Малая проза | страница 78
IX
Время от времени он пробовал застигнуть ее врасплох каким–нибудь притворно–безобидным, гладко звучащим вопросом, рассчитывая, что при всей своей осторожности она все–таки когда–нибудь да и поскользнется. Но чаще не выдерживал он. "Ну пойми ты — бессмысленно отрицать очевидные факты! Ты мне только скажи, как это могло случиться. Мы же всегда были так искренни друг с другом!" — внушал он ей. Но у нее всегда был один ответ: "Если ты мне не веришь, прогони меня"; и, конечно же, она играла тут на своей беззащитности, но, несомненно, это был самый правдивый ответ, потому что защищаться с помощью медицинских и философских аргументов она не могла, и все, что она могла, — это поручиться за правду своих слов только правдой самого своего существования.

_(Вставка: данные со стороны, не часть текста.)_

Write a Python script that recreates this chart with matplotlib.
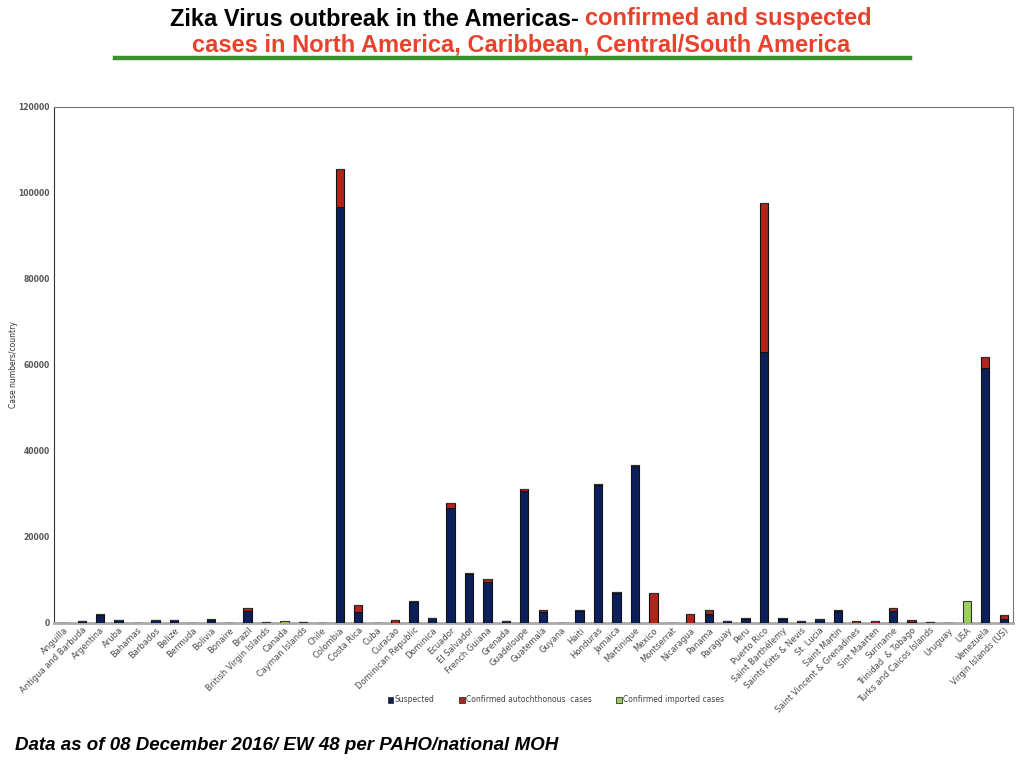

Он всегда провожал ее, когда она куда–нибудь выходила, потому что не решался отпускать ее одну, — не то чтобы он боялся чего–то определенного просто беспокоился, как она пойдет одна по широким чужим улицам. А когда он встречал ее вечером, они шли вместе, и если им попадался в сумерках мужчина, не приветствовавший их, то ему сразу казалось, что он где–то видел это лицо, что Тонка покраснела, и он вдруг вспоминал — где–то, случайно, они с ним уже встречались, и с той же уверенностью, с какою он мог поклясться в искренности невинного выражения на Тонкином лице, он клялся себе: тот самый! То это был состоятельный практикант экспортной фирмы, которого они и видели–то раньше только один раз мельком; то тенор из кабаре, потерявший голос и снимавший одно время комнату у той же хозяйки, что и Тонка. Каждый раз это были вот такие, до смешного невероятные личности; их будто кто–то швырял в его память, как перевязанные грязные пакеты с запрятанной в них истиной, и всякий раз, при первой же попытке развязать такой пакет, оставалось, как горсть пыли, мучительное ощущение бессилия.
Вот так уличать Тонку в неверности стало для него уже каким–то наваждением. Тонка сносила все с обычной своей трогательной, бессловесно–нежной покорностью, — но мало ли что могла скрывать эта покорность! А стоило ему проверить одно за другим свои воспоминания вообще каким все оказывалось двусмысленным! Например, та естественность, с какою она пошла за ним, равно могла быть и безразличием, и уверенностью сердца. Та беспрекословность, с какою она угождала малейшему его желанию, могла быть и равнодушием, и самоотвержением. Если она к нему привязалась, как собачонка, то она и за каждым хозяином могла пойти, как собачонка! Он ведь подумал об этом еще в самую первую их ночь — и была ли это вообще ее первая ночь? Он обращал тогда внимание только на нравственные признаки, но вовсе не мог сказать, что физические были столь же очевидны. А теперь уже было поздно. Теперь на все легло ее молчание, и оно могло означать действительную невинность или упорство, хитрость или страдание, раскаяние, страх; ной стыд за него тоже. Теперь ему ничто бы уже не помогло, переживи он даже еще раз все с самого начала. Когда человеку не веришь, ярчайшие доказательства его верности предстанут тебе прямо–таки неопровержимыми свидетельствами обмана, а поверь ему раз навсегда — и очевидные факты покажутся проявлениями непонятной любви, плачущей, как поставленный родителями в угол ребенок. Ничего невозможно было понять и объяснить в отдельности, одно зависело от другого — нужно было верить или не верить всему в целом, все любить или все считать ложью, и знать Тонку значило каким–то особым образом отвечать на нее, объяснять ей самой, кто она есть, — ведь то, чем она была, и могла, и должна была быть, зависело почти целиком от него одного. И когда он добирался до этой мысли, образ Тонки затуманивался у него в голове и слепил, убаюкивал, как сказка.